El problema principal del entonces director de El Mundo, por lo que él mismo transcribe y por lo que se deja entreleer en las páginas de su libro, es que vino a realizar una “revolución” en el que hasta su llegada había sido “el diario de Pedro Jota” y se encontró con que, en realidad, no iba de eso sino de aguantar a los lectores de la edad dorada dedicándose a la crítica partidista de Izquierda contra Derecha, etc. -como para impulsar un periodismo distinto, más al estilo USA de reportajes e historias exclusivas en detrimento del periodismo de declaraciones y contradeclaraciones…

Aparte de que la visión, para entonces tampoco tan avanzada, de Jiménez sobre la “transformación digital” de El Mundo para recuperar el liderato topó con la mentalidad retrógrada de quienes, a punto de entrar en la tercera década del siglo XXI, recelan de la apuesta decisiva por la edición digital probablemente porque entienden que no queda tan férreamente bajo su control en todos los campos de noticias, opinión, publicidad…

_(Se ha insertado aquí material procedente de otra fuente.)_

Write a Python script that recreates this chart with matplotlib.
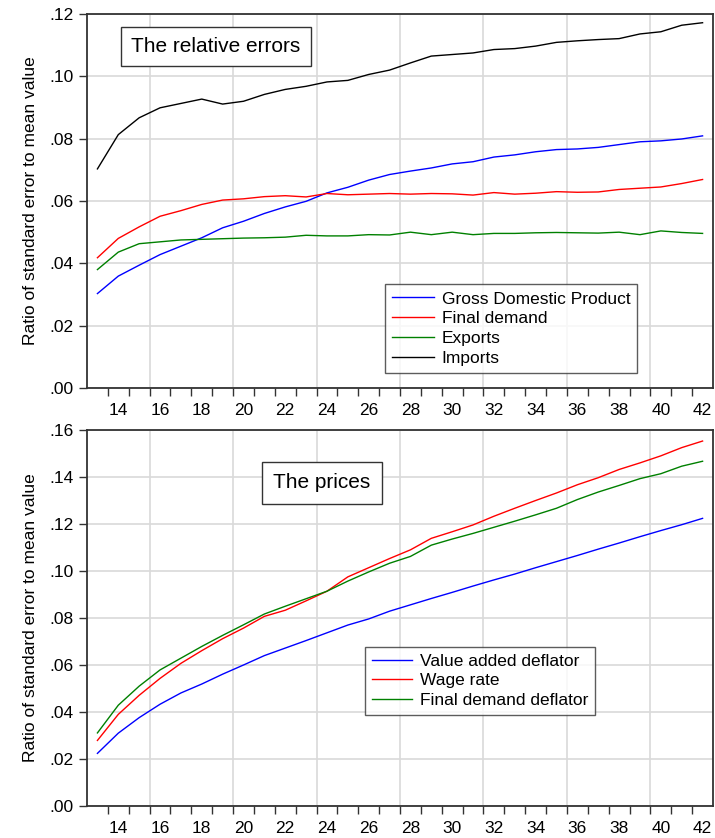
import matplotlib
matplotlib.use("Agg")
import matplotlib.pyplot as plt
from matplotlib.ticker import FixedLocator, FuncFormatter
import numpy as np

plt.rcParams['font.family'] = ['Liberation Sans', 'DejaVu Sans']

obs = list(range(13, 43))

gdp = [0.0303, 0.0359, 0.0394, 0.0428, 0.0455, 0.0482, 0.0514, 0.0535, 0.0560, 0.0581,
       0.0599, 0.0626, 0.0644, 0.0667, 0.0685, 0.0696, 0.0706, 0.0719, 0.0726, 0.0741,
       0.0748, 0.0758, 0.0765, 0.0767, 0.0772, 0.0781, 0.0790, 0.0793, 0.0799, 0.0809]
final_demand = [0.0418, 0.0480, 0.0517, 0.0551, 0.0569, 0.0589, 0.0603, 0.0607, 0.0614, 0.0617,
                0.0613, 0.0624, 0.0620, 0.0622, 0.0624, 0.0622, 0.0624, 0.0623, 0.0619, 0.0627,
                0.0622, 0.0625, 0.0630, 0.0628, 0.0629, 0.0637, 0.0641, 0.0645, 0.0656, 0.0669]
exports = [0.0380, 0.0436, 0.0463, 0.0469, 0.0475, 0.0477, 0.0479, 0.0481, 0.0482, 0.0484,
           0.0490, 0.0488, 0.0488, 0.0492, 0.0491, 0.0500, 0.0492, 0.0500, 0.0492, 0.0496,
           0.0496, 0.0498, 0.0499, 0.0498, 0.0497, 0.0500, 0.0492, 0.0504, 0.0499, 0.0496]
imports = [0.0703, 0.0813, 0.0867, 0.0899, 0.0913, 0.0927, 0.0911, 0.0920, 0.0942, 0.0958,
           0.0968, 0.0982, 0.0987, 0.1006, 0.1020, 0.1043, 0.1065, 0.1070, 0.1075, 0.1086,
           0.1089, 0.1097, 0.1109, 0.1114, 0.1118, 0.1121, 0.1136, 0.1143, 0.1164, 0.1172]

va_deflator = [0.0224, 0.0310, 0.0376, 0.0433, 0.0481, 0.0519, 0.0561, 0.0600, 0.0640, 0.0672,
               0.0704, 0.0737, 0.0770, 0.0796, 0.0829, 0.0856, 0.0883, 0.0909, 0.0936, 0.0962,
               0.0987, 0.1014, 0.1040, 0.1066, 0.1093, 0.1119, 0.1146, 0.1172, 0.1197, 0.1224]
wage_rate = [0.0279, 0.0390, 0.0471, 0.0543, 0.0607, 0.0661, 0.0712, 0.0757, 0.0807, 0.0833,
             0.0873, 0.0914, 0.0975, 0.1014, 0.1053, 0.1090, 0.1139, 0.1167, 0.1196, 0.1233,
             0.1267, 0.1300, 0.1332, 0.1367, 0.1397, 0.1432, 0.1460, 0.1490, 0.1525, 0.1553]
fd_deflator = [0.0311, 0.0429, 0.0510, 0.0579, 0.0629, 0.0679, 0.0726, 0.0771, 0.0817, 0.0850,
               0.0882, 0.0914, 0.0957, 0.0996, 0.1033, 0.1062, 0.1110, 0.1136, 0.1160, 0.1186,
               0.1212, 0.1239, 0.1267, 0.1304, 0.1336, 0.1364, 0.1393, 0.1414, 0.1446, 0.1467]

top_series = [("Gross Domestic Product", gdp, "#0000ff"),
              ("Final demand", final_demand, "#ff0000"),
              ("Exports", exports, "#008000"),
              ("Imports", imports, "#000000")]
bot_series = [("Value added deflator", va_deflator, "#0000ff"),
              ("Wage rate", wage_rate, "#ff0000"),
              ("Final demand deflator", fd_deflator, "#008000")]

ylabel = "Ratio of standard error to mean value"
FS = 12.5

fig = plt.figure(figsize=(7.15, 8.38), dpi=100)
W, H = 715, 838
L, R = 87, 713
ax1 = fig.add_axes([L / W, 1 - 388 / H, (R - L) / W, (388 - 14) / H])
ax2 = fig.add_axes([L / W, 1 - 806 / H, (R - L) / W, (806 - 430) / H])

fmt = FuncFormatter(lambda v, p: f"{v:.2f}"[1:] if v >= 0 else f"{v:.2f}")

def style(ax, ymax):
    ax.set_xlim(12.5, 42.5)
    ax.set_ylim(0, ymax)
    ax.set_yticks(np.arange(0, ymax + 1e-9, 0.02))
    ax.yaxis.set_major_formatter(fmt)
    ax.set_xticks(list(range(14, 43, 2)))
    ax.xaxis.set_minor_locator(FixedLocator([x + 0.5 for x in range(13, 42)]))
    ax.tick_params(axis='x', which='major', length=0, labelsize=FS, pad=10.5)
    ax.tick_params(axis='x', which='minor', length=5.5, width=1, direction='out', color='#333333')
    ax.tick_params(axis='y', which='major', length=5.5, width=1, direction='out', labelsize=FS,
                   color='#333333', pad=4)
    ax.grid(axis='y', color='#d9d9d9', linewidth=1.2)
    for gx in [15.5, 19.5, 23.5, 27.5, 31.5, 35.5, 39.5]:
        ax.axvline(gx, color='#d9d9d9', linewidth=1.2, zorder=0)
    ax.set_axisbelow(True)
    for s in ax.spines.values():
        s.set_color('#333333')
        s.set_linewidth(1.3)
    ax.set_ylabel(ylabel, fontsize=FS, labelpad=8)

for name, vals, c in top_series:
    ax1.plot(obs, vals, color=c, linewidth=1.0, label=name)
style(ax1, 0.12)
ax1.text(0.206, 0.913, "The relative errors", transform=ax1.transAxes, ha='center', va='center',
         fontsize=15, bbox=dict(boxstyle='square,pad=0.5', facecolor='white', edgecolor='#333333',
                                linewidth=1))
leg1 = ax1.legend(loc='lower left', bbox_to_anchor=(0.476, 0.040), fontsize=FS, frameon=True,
                  fancybox=False, edgecolor='#333333', handlelength=2.4, labelspacing=0.27,
                  borderpad=0.4, handletextpad=0.46, borderaxespad=0)
leg1.get_frame().set_linewidth(1)

for name, vals, c in bot_series:
    ax2.plot(obs, vals, color=c, linewidth=1.0, label=name)
style(ax2, 0.16)
ax2.text(0.375, 0.86, "The prices", transform=ax2.transAxes, ha='center', va='center',
         fontsize=15, bbox=dict(boxstyle='square,pad=0.55', facecolor='white', edgecolor='#333333',
                                linewidth=1))
leg2 = ax2.legend(loc='lower left', bbox_to_anchor=(0.444, 0.243), fontsize=FS, frameon=True,
                  fancybox=False, edgecolor='#333333', handlelength=2.3, labelspacing=0.25,
                  borderpad=0.4, handletextpad=0.46, borderaxespad=0)
leg2.get_frame().set_linewidth(1)

fig.savefig("out.png", dpi=100)
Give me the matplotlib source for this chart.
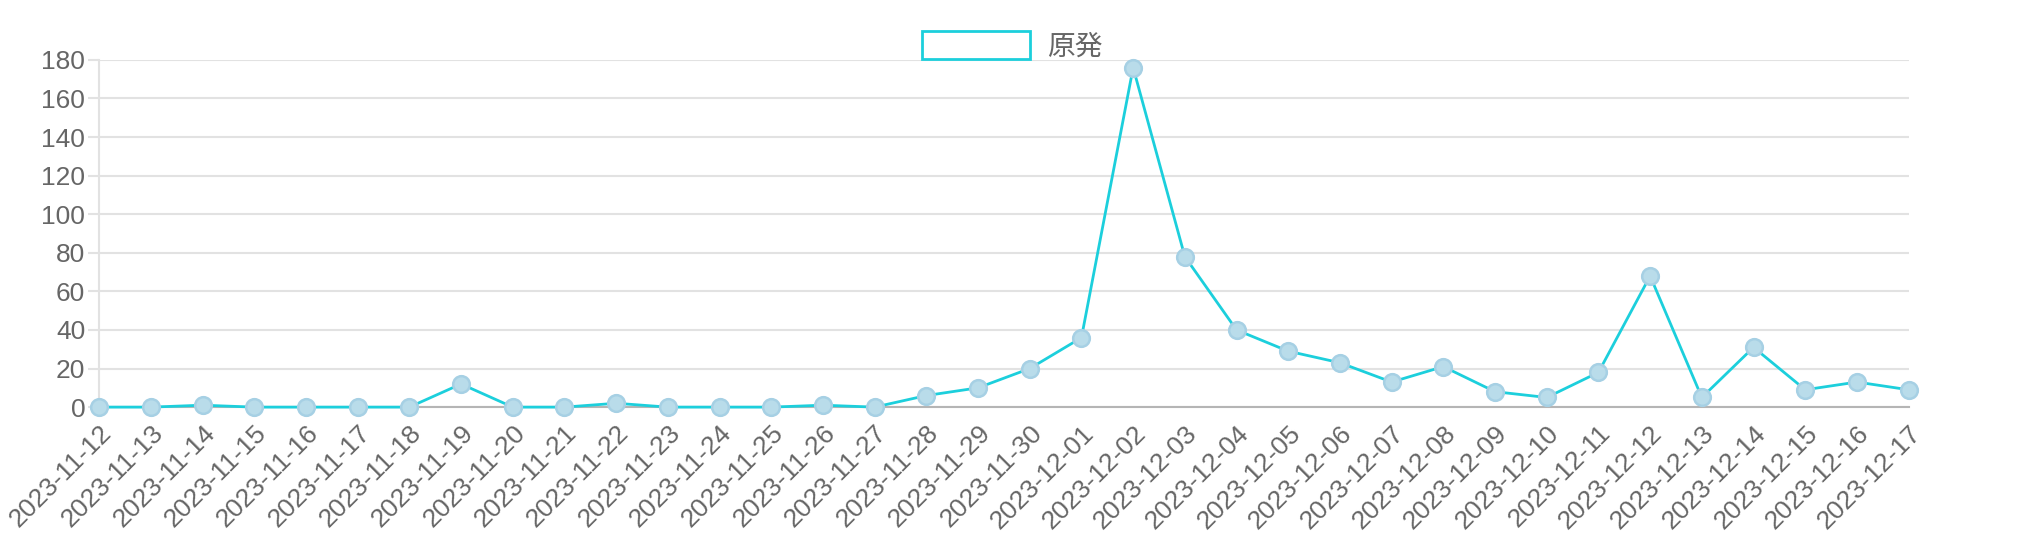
import matplotlib.pyplot as plt

# === Daten ===
dates = ["2023-11-12", "2023-11-13", "2023-11-14", "2023-11-15", "2023-11-16", "2023-11-17",
         "2023-11-18", "2023-11-19", "2023-11-20", "2023-11-21", "2023-11-22", "2023-11-23",
         "2023-11-24", "2023-11-25", "2023-11-26", "2023-11-27", "2023-11-28", "2023-11-29",
         "2023-11-30", "2023-12-01", "2023-12-02", "2023-12-03", "2023-12-04", "2023-12-05",
         "2023-12-06", "2023-12-07", "2023-12-08", "2023-12-09", "2023-12-10", "2023-12-11",
         "2023-12-12", "2023-12-13", "2023-12-14", "2023-12-15", "2023-12-16", "2023-12-17"]
values = [0, 0, 1, 0, 0, 0, 0, 12, 0, 0, 2, 0, 0, 0, 1, 0, 6, 10, 20, 36,
          176, 78, 40, 29, 23, 13, 21, 8, 5, 18, 68, 5, 31, 9, 13, 9]
series_name = "原発"
y_ticks = list(range(0, 181, 20))

plt.rcParams['font.family'] = ['Liberation Sans', 'Noto Sans CJK JP', 'DejaVu Sans']

fig = plt.figure(figsize=(20.24, 5.6), dpi=100)
ax = fig.add_axes([0.049, 0.273, 0.894, 0.62])

x = list(range(len(dates)))
ax.plot(x, values, color="#1ccfdc", linewidth=2, marker="o", markersize=12,
        markerfacecolor="#b9dcea", markeredgecolor="#a6d0e4", markeredgewidth=1.8,
        label=series_name, zorder=3, clip_on=False)

ax.set_xlim(0, len(dates) - 1)
ax.set_ylim(0, 180)
ax.set_yticks(y_ticks)
ax.set_xticks(x)
ax.set_xticklabels(dates, rotation=45, ha="right", rotation_mode="anchor")

ax.grid(True, axis="y", color="#e2e2e2", linewidth=1.5)
ax.set_axisbelow(True)
for s in ["top", "right"]:
    ax.spines[s].set_visible(False)
ax.spines["left"].set_color("#e2e2e2")
ax.spines["left"].set_linewidth(1.5)
ax.spines["bottom"].set_color("#b5b5b5")
ax.spines["bottom"].set_linewidth(1.5)
ax.tick_params(axis="y", length=8, color="#e2e2e2", width=1.5, labelsize=19, labelcolor="#666666", pad=2)
ax.tick_params(axis="x", length=0, labelsize=19, labelcolor="#666666", pad=10)

leg = fig.legend(handles=[plt.Rectangle((0, 0), 1, 1, facecolor="white", edgecolor="#1ccfdc", linewidth=2)],
                 labels=[series_name], loc="upper center", bbox_to_anchor=(0.5, 0.99),
                 frameon=False, fontsize=20, handlelength=3.9, handleheight=1.2, handletextpad=0.6)
for t in leg.get_texts():
    t.set_color("#666666")

fig.savefig("out.png", dpi=100)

Sea como fuere, la experiencia de Jiménez es la de “la gran esperanza blanca” a la que se le ponen palos en las ruedas nada más ocupar el despacho del director -incluida una huelga montada por sus propios compañeros periodistas que dejó sin salir a los quioscos, por vez primera en más de dos décadas, el diario del “esquirol” Pedro J.-.

Una experiencia que, si no agradable, a buen seguro le resultó tremendamente reveladora, estimulante, instructiva y un acicate para seguir pensando en hacer ese Periódico mejor; o, cuando menos, le valió para escribir esta obra que dedica a “los futuros periodistas” y que no debería caer en saco roto ni en las facultades ni en las redacciones -si es que todavía existen las unas o las otras-.